The heart, for example, produces an electrical field — measured through an electrocardiogram, or ECG — to regulate heartbeats. The brain also produces an electrical field, though at a lower level than the heart. In fact, every cell in the body produces positive and negative electrical charges, which then create magnetic fields.
According to this theory, the interaction between two human magnetic fields may explain the effects of touch therapies like Reiki.
It is thought that the biofield is the energetic force that guides bodily functions, and that Reiki energy influences the biofield. “[The biofield] is thought to cause dynamic changes in its vibrational qualities that alter physiological and psychological functions in living beings,” says Dr. Baldwin.
Quantum physics is the study of how the incredibly small particles that make up matter, such as electrons (particles with a negative electric charge), nucleons (protons with positive charge, and neutrons, with no charge) and photons (particles of light energy) behave, in an attempt to explain the interactions of energy and physical matter. Quantum physics may also help explain how Reiki practice works.
Quantum physicists, much to the awe of those who digest their findings, have found that these tiny particles of energy can be in more than one place at one time (both a wave and particle at the same time, depending on how it is examined), and that thought or intention may change how the particles work.
In other words, the Reiki practitioner may be able to gather and direct biofield energy to the recipient through thoughts and intentions.
Because Reiki is guided by the God-consciousness, it can never do harm.

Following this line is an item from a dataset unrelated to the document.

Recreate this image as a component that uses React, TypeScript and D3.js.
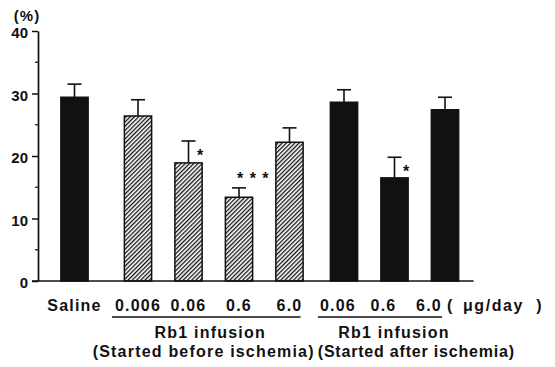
import React, { useEffect, useRef } from "react";
import * as d3 from "d3";

// values (% , mean and error)
const doses = ["Saline", "0.006", "0.06", "0.6", "6.0", "0.06", "0.6", "6.0"];
const groups = [0, 1, 1, 1, 1, 2, 2, 2];
const means = [29.4, 26.4, 18.9, 13.4, 22.2, 28.6, 16.5, 27.4];
const sems = [2.1, 2.6, 3.5, 1.5, 2.3, 2.0, 3.3, 2.0];
const marks = ["", "", "*", "***", "", "", "*", ""];
const yTicks = [0, 10, 20, 30, 40];
const yMinor = [5, 15, 25, 35];
const groupTitles = ["Rb1 infusion", "Rb1 infusion"];
const groupNotes = ["(Started before ischemia)", "(Started after ischemia)"];
const unitParts = ["(", "\u03bcg/day", ")"];

const W = 555;
const H = 367;
const FONT = "'Liberation Sans', Arial, sans-serif";
const groupShift = [0, 13, 17];

const drawChart = (node: SVGSVGElement) => {
  const svg = d3.select(node);
  svg.selectAll("*").remove();

  const y = d3.scaleLinear().domain([0, 40]).range([281, 31]);
  const x = d3.scaleBand<number>()
    .domain(d3.range(doses.length))
    .range([49.25, 453.25])
    .paddingInner(0.46)
    .paddingOuter(0.23);
  const bw = x.bandwidth();
  const left = (i: number) => (x(i) as number) + groupShift[groups[i]];
  const cx = (i: number) => left(i) + bw / 2;
  const axisX = 38;

  const defs = svg.append("defs");
  const pat = defs.append("pattern")
    .attr("id", "hatch")
    .attr("patternUnits", "userSpaceOnUse")
    .attr("width", 3)
    .attr("height", 3)
    .attr("patternTransform", "rotate(45)");
  pat.append("rect").attr("width", 3).attr("height", 3).attr("fill", "#fff");
  pat.append("line")
    .attr("x1", 0.6).attr("x2", 0.6).attr("y1", 0).attr("y2", 3)
    .attr("stroke", "#111").attr("stroke-width", 1.4);

  // y axis
  const yAxis = svg.append("g")
    .attr("transform", `translate(${axisX},0)`)
    .call(d3.axisLeft(y).tickValues(yTicks).tickSize(6).tickSizeOuter(0).tickPadding(4));
  yAxis.select(".domain").attr("stroke", "#111").attr("stroke-width", 1.7);
  yAxis.selectAll(".tick line").attr("stroke", "#111").attr("stroke-width", 1.5);
  yAxis.selectAll(".tick text")
    .attr("font-family", FONT)
    .attr("font-size", 15)
    .attr("font-weight", "bold")
    .attr("fill", "#111")
    .attr("dy", "0.45em");

  svg.append("g")
    .selectAll("line")
    .data(yMinor)
    .join("line")
      .attr("x1", axisX - 3)
      .attr("x2", axisX)
      .attr("y1", d => y(d))
      .attr("y2", d => y(d))
      .attr("stroke", "#111")
      .attr("stroke-width", 1.2);

  svg.append("text")
    .attr("x", 27)
    .attr("y", 21)
    .attr("text-anchor", "middle")
    .attr("font-family", FONT)
    .attr("font-size", 15)
    .attr("font-weight", "bold")
    .attr("letter-spacing", 1)
    .attr("fill", "#111")
    .text("(%)");

  // bars
  const idx = d3.range(doses.length);
  svg.append("g")
    .selectAll("rect")
    .data(idx)
    .join("rect")
      .attr("x", i => left(i))
      .attr("y", i => y(means[i]))
      .attr("width", bw)
      .attr("height", i => y(0) - y(means[i]))
      .attr("fill", i => (groups[i] === 1 ? "url(#hatch)" : "#111"))
      .attr("stroke", "#111")
      .attr("stroke-width", 1.5);

  // error bars
  const err = svg.append("g").attr("stroke", "#111").attr("stroke-width", 1.6);
  err.selectAll("line.stem")
    .data(idx)
    .join("line")
      .attr("class", "stem")
      .attr("x1", i => cx(i))
      .attr("x2", i => cx(i))
      .attr("y1", i => y(means[i]))
      .attr("y2", i => y(means[i] + sems[i]));
  err.selectAll("line.cap")
    .data(idx)
    .join("line")
      .attr("class", "cap")
      .attr("x1", i => cx(i) - 7)
      .attr("x2", i => cx(i) + 7)
      .attr("y1", i => y(means[i] + sems[i]))
      .attr("y2", i => y(means[i] + sems[i]));

  // significance marks
  svg.append("g")
    .selectAll("text")
    .data(idx.filter(i => marks[i]))
    .join("text")
      .attr("x", i => (marks[i].length > 1 ? cx(i) - 2 : cx(i) + 12))
      .attr("y", i => (marks[i].length > 1
        ? y(means[i] + sems[i]) - 4
        : y(means[i] + sems[i] / 2) + 9))
      .attr("text-anchor", i => (marks[i].length > 1 ? "start" : "middle"))
      .attr("font-family", FONT)
      .attr("font-size", 16)
      .attr("font-weight", "bold")
      .attr("letter-spacing", 1)
      .attr("fill", "#111")
      .text(i => marks[i].split("").join(" "));

  // baseline
  const last = doses.length - 1;
  svg.append("line")
    .attr("x1", axisX - 6)
    .attr("x2", left(last) + bw + 15)
    .attr("y1", y(0))
    .attr("y2", y(0))
    .attr("stroke", "#111")
    .attr("stroke-width", 1.7);

  // dose labels
  const labelY = 311;
  const lbl = svg.append("g")
    .attr("font-family", FONT)
    .attr("font-size", 16)
    .attr("font-weight", "bold")
    .attr("letter-spacing", 1.2)
    .attr("fill", "#111");
  const posInGroup = (i: number) => idx.filter(j => groups[j] === groups[i] && j < i).length;
  lbl.selectAll("text")
    .data(idx)
    .join("text")
      .attr("x", i => cx(i) + (groups[i] === 2 ? -6 - 5 * posInGroup(i) : 0))
      .attr("y", labelY)
      .attr("text-anchor", "middle")
      .text(i => doses[i]);
  const unit = lbl.append("text")
    .attr("x", cx(last) + 2)
    .attr("y", labelY)
    .attr("letter-spacing", 1.6);
  unit.selectAll("tspan")
    .data(unitParts)
    .join("tspan")
      .attr("dx", (d, k) => (k === 0 ? 0 : k === 1 ? 9 : 12))
      .text(d => d);

  // group underlines and titles
  const gIdx = [1, 2];
  const spans = gIdx.map(g => {
    const members = idx.filter(i => groups[i] === g);
    return [cx(members[0]) - 26, cx(members[members.length - 1]) + (g === 1 ? 11 : -3)];
  });
  svg.append("g")
    .selectAll("line")
    .data(spans)
    .join("line")
      .attr("x1", d => d[0])
      .attr("x2", d => d[1])
      .attr("y1", 317)
      .attr("y2", 317)
      .attr("stroke", "#111")
      .attr("stroke-width", 1.3);

  const gap = (left(4) + bw + left(5)) / 2;
  lbl.selectAll("text.title")
    .data(groupTitles)
    .join("text")
      .attr("class", "title")
      .attr("x", (d, k) => (k === 0 ? (spans[0][0] + spans[0][1]) / 2 + 4 : (spans[1][0] + spans[1][1]) / 2 + 14))
      .attr("y", 338)
      .attr("text-anchor", "middle")
      .text(d => d);
  lbl.selectAll("text.note")
    .data(groupNotes)
    .join("text")
      .attr("class", "note")
      .attr("x", (d, k) => (k === 0 ? gap - 2 : gap + 1))
      .attr("y", 357)
      .attr("text-anchor", (d, k) => (k === 0 ? "end" : "start"))
      .attr("letter-spacing", (d, k) => (k === 0 ? 1.2 : 0.8))
      .text(d => d);
};

const App = () => {
  const ref = useRef<SVGSVGElement>(null);
  useEffect(() => {
    if (ref.current) drawChart(ref.current);
  }, []);
  return (
    <svg
      ref={ref}
      width={W}
      height={H}
      style={{ position: "absolute", left: 0, top: 0, background: "#fff" }}
    />
  );
};

export default App;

It always knows what a person needs and will adjust itself to create the effect that is appropriate for them. One never need worry about whether to give Reiki or not. It is always helpful.
Additionally, because the practitioner does not direct the healing and does not decide what to work on, or what to heal, the practitioner is not in danger of taking on the karma of the client. Because the practitioner is not doing the healing, it is also much easier for the ego to stay out of the way and allow the presence of God to clearly shine through.
Similarly, because it is a channeled healing, the Reiki practitioner's energies are never depleted. In fact, the Reiki consciousness considers both practitioner and client to be in need of healing, so both receive treatment. Because of this, giving a treatment always increases one's energy and leaves one surrounded with loving feelings of well-being.